La violencia en el ámbito doméstico es aterradoramente frecuente: una de cada cinco mujeres estadounidenses la ha sufrido. Y algunos estudios indican que el 92% de los hombres que agredieron a su pareja femenina había consumido sustancias el día de la agresión, de los cuales el 67% había consumido la explosiva mezcla de cocaína y alcohol. Una deriva del tema son las agresiones facilitadas por drogas administradas a la víctima, normalmente altas cantidades de alcohol.
En un estudio español entre 1.600 mujeres jóvenes, la mitad reportó haber sido víctimas de actos, comentarios o insinuaciones sexuales no deseados, que van desde el acoso verbal hasta la penetración forzada, con sustancias tóxicas de por medio. El riesgo aumenta en mujeres extranjeras, de bajo nivel educativo y no heterosexuales. La foto del estudio nos muestra que el consumo de alcohol en la víctima y de alcohol y cocaína en el agresor suponen un caldo de cultivo propicio para la violencia sexual. Por supuesto, no se trata exclusivamente de un efecto químico. Los contextos asociados al tráfico de drogas, la pobreza, la exclusión social y la falta de oportunidades aumentan la probabilidad de violencia. Piensen en el estremecedor cóctel de cocaína y prostitución, donde las mujeres son consideradas objetos sexuales y donde la violencia contra ellas está normalizada.
El uso de alcohol, cannabis y cocaína está dramáticamente arraigado en nuestra sociedad. Alguien me tiene que dar muchos argumentos para aceptar que tolerar o fomentar las drogas es de izquierdas: arruina la vida de los más vulnerables. En los años ochenta el viejo profesor Tierno Galván —admirable, por lo que dicen, en todo lo demás— alentó a las masas con su “el que no esté colocado, que se coloque”. La devastadora epidemia de heroína y delincuencia ya había estallado en los barrios populares, para desgracia de las sufridoras madres. El boom de la cocaína iba a seguir a continuación, con el ilusorio marchamo de droga de ganadores, y porque generaba esa hiperactivación tan propicia para el ritmo frenético de nuestros días. Con el cannabis, aún tenemos partidos políticos que minimizan sus daños, contra la evidencia científica disponible, y es consumido por el 28 % de los adolescentes españoles; todos ellos, con cerebros en desarrollo. Socialmente, tomar sustancias tóxicas parece un signo de ser enrollado, saber divertirse y sentirse parte de un grupo.

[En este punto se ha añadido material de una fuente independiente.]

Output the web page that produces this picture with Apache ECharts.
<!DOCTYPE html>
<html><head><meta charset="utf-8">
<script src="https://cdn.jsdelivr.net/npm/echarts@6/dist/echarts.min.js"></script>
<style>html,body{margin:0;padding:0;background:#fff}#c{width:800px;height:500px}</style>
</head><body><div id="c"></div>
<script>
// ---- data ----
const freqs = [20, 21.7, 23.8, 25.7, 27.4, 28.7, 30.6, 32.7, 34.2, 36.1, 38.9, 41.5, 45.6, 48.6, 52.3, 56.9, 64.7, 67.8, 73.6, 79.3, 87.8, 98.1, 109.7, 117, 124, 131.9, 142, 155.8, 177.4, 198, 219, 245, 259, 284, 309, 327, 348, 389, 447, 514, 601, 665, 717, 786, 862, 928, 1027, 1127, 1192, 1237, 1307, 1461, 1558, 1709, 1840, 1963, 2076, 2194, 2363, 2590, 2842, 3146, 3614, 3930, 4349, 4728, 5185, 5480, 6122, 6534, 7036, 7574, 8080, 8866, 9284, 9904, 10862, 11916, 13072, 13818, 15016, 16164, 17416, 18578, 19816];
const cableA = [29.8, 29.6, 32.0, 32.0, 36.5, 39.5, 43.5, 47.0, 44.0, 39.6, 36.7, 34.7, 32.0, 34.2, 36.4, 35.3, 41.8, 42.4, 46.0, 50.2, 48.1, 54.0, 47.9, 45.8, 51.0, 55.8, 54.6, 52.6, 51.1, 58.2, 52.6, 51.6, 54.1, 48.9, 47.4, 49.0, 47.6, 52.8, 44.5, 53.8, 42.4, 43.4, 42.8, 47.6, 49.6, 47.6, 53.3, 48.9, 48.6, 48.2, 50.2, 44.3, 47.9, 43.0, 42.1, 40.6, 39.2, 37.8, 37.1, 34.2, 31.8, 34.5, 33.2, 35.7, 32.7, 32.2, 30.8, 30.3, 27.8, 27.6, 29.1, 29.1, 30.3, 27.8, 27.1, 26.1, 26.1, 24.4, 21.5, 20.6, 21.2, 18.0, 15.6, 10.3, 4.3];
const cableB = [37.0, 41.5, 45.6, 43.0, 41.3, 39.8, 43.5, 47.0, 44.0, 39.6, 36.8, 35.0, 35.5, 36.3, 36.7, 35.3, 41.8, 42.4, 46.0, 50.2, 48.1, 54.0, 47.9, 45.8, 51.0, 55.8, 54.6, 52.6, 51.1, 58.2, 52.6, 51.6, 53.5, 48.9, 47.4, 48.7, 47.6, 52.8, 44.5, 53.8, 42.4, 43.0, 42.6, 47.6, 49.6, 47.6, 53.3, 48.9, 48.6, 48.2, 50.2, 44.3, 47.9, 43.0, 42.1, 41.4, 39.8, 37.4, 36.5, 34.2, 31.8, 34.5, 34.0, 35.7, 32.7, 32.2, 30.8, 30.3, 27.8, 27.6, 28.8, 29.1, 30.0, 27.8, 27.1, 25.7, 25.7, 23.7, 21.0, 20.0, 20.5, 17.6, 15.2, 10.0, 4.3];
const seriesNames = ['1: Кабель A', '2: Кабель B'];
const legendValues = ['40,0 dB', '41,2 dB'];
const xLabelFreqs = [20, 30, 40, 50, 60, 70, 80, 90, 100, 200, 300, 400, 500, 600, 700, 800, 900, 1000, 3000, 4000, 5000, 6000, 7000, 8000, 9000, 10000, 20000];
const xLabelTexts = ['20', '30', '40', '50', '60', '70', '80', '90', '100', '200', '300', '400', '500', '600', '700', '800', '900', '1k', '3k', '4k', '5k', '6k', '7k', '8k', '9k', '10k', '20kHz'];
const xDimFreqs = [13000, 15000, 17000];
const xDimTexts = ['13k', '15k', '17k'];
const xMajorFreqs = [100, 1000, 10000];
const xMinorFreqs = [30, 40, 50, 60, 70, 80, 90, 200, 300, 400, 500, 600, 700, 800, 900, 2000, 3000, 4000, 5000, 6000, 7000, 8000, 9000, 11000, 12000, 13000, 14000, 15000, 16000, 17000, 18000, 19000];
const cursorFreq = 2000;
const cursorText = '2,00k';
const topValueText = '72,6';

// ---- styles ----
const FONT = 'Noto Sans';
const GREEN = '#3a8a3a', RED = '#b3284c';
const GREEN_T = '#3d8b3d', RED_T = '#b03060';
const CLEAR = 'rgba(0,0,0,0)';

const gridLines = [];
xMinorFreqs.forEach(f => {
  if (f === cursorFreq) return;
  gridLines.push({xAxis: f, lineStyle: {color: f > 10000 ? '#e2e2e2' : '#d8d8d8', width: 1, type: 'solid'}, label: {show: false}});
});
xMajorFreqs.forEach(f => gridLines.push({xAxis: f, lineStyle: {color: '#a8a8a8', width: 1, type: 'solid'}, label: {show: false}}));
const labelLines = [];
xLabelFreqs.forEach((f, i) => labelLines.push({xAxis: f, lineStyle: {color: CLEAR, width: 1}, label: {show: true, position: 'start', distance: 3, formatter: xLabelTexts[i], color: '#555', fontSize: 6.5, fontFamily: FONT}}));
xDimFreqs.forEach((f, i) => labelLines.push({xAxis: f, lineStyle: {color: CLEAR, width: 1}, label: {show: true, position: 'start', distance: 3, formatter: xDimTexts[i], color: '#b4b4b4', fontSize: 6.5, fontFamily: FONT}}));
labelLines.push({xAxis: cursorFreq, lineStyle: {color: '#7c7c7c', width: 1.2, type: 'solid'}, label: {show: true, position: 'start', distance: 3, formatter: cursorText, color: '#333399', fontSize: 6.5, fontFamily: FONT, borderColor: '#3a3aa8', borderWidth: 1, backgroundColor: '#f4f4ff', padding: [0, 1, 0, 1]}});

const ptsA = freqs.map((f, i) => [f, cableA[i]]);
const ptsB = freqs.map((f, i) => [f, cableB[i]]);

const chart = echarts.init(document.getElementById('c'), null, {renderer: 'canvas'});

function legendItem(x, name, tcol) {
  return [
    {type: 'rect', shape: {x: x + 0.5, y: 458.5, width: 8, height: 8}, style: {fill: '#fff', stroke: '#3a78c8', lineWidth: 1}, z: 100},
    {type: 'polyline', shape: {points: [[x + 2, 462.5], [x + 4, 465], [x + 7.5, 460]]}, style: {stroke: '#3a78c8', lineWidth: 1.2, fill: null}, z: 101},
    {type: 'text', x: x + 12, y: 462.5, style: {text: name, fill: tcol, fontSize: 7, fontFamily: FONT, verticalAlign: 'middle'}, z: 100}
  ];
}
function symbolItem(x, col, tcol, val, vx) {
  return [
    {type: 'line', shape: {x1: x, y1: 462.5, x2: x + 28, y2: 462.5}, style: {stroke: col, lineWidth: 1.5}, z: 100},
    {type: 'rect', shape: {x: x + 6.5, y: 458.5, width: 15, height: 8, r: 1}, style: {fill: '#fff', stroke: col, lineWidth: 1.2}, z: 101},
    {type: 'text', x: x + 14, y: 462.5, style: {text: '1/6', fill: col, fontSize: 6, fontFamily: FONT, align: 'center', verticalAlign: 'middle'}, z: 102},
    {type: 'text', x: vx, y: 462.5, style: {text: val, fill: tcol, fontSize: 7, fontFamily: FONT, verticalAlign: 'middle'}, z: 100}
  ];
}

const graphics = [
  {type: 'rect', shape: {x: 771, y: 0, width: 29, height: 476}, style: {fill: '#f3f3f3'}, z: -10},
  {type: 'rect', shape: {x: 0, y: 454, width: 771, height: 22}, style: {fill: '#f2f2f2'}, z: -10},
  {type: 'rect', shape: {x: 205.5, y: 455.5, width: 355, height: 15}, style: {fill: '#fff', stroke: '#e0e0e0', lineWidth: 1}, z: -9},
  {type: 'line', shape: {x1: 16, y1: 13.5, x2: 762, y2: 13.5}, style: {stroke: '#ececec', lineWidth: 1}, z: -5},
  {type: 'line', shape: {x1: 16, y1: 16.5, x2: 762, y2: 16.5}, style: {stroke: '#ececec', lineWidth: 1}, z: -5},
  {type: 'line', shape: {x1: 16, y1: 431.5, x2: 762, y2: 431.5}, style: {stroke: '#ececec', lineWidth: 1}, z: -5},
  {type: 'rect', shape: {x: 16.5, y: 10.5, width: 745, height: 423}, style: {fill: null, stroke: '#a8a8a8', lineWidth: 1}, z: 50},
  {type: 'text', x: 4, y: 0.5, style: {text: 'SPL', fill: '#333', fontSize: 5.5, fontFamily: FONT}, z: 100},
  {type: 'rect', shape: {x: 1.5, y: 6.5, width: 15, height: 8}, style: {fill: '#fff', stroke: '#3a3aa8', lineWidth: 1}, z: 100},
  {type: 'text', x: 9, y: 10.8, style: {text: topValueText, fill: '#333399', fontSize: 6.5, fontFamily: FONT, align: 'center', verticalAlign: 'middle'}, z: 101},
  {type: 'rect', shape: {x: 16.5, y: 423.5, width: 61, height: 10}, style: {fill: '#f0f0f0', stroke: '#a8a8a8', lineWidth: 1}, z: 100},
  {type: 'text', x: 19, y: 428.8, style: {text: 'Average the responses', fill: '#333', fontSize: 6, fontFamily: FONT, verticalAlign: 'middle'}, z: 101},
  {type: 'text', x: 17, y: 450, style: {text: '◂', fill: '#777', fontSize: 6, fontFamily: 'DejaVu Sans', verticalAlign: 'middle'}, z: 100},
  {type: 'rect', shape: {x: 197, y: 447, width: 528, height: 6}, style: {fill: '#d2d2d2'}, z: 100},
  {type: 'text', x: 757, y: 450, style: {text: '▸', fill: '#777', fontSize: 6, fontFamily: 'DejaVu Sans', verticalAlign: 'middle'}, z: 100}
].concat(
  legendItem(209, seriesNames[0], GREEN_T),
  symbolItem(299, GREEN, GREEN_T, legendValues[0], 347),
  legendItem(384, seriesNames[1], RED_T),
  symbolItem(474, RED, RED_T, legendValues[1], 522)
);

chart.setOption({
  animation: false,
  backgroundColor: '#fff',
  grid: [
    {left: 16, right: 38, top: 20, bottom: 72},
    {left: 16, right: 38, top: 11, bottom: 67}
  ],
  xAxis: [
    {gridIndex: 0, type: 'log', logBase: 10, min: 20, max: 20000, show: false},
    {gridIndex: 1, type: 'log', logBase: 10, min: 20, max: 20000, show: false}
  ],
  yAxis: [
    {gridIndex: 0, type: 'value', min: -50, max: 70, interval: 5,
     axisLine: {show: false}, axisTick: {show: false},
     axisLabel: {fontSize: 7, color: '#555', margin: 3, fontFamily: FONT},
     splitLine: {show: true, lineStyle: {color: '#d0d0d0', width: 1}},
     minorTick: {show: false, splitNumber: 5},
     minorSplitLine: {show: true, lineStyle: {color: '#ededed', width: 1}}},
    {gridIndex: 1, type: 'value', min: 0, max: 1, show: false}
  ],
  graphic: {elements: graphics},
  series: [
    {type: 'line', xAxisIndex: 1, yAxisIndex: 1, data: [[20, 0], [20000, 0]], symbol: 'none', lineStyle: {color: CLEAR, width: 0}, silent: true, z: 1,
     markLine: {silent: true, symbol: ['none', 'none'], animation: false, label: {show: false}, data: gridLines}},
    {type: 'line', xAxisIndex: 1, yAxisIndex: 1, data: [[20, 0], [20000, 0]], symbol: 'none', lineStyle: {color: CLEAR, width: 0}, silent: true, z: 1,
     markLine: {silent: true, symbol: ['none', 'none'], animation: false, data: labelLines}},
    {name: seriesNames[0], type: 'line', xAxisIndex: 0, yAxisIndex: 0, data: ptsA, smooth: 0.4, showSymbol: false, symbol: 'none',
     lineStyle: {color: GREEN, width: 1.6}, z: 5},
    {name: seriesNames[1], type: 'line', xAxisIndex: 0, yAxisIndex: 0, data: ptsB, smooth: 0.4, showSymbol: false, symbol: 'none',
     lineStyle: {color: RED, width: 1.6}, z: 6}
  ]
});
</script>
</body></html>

El discurso antidrogas, en cambio, suena puritano, retrógrado y punitivo. Pues que siga la fiesta, ¿no? Depende de lo que nos importen, por ejemplo, los problemas de salud mental, el fenómeno de la violencia machista o el maltrato infantil, en los que el alcohol y la cocaína parecen ser relevantes. Prevenir el consumo de estas sustancias reduciría la exposición a experiencias traumáticas, que son un factor de riesgo de desarrollar graves trastornos mentales. Si como sociedad apostamos realmente por la prevención, uno de los objetivos tiene que ser tratar de revertir esta distorsionada percepción social de las drogas, informar abiertamente a los ciudadanos sobre sus efectos neurobiológicos o las consecuencias a largo plazo de su consumo y ofrecer tratamiento y ayuda a las personas adictas.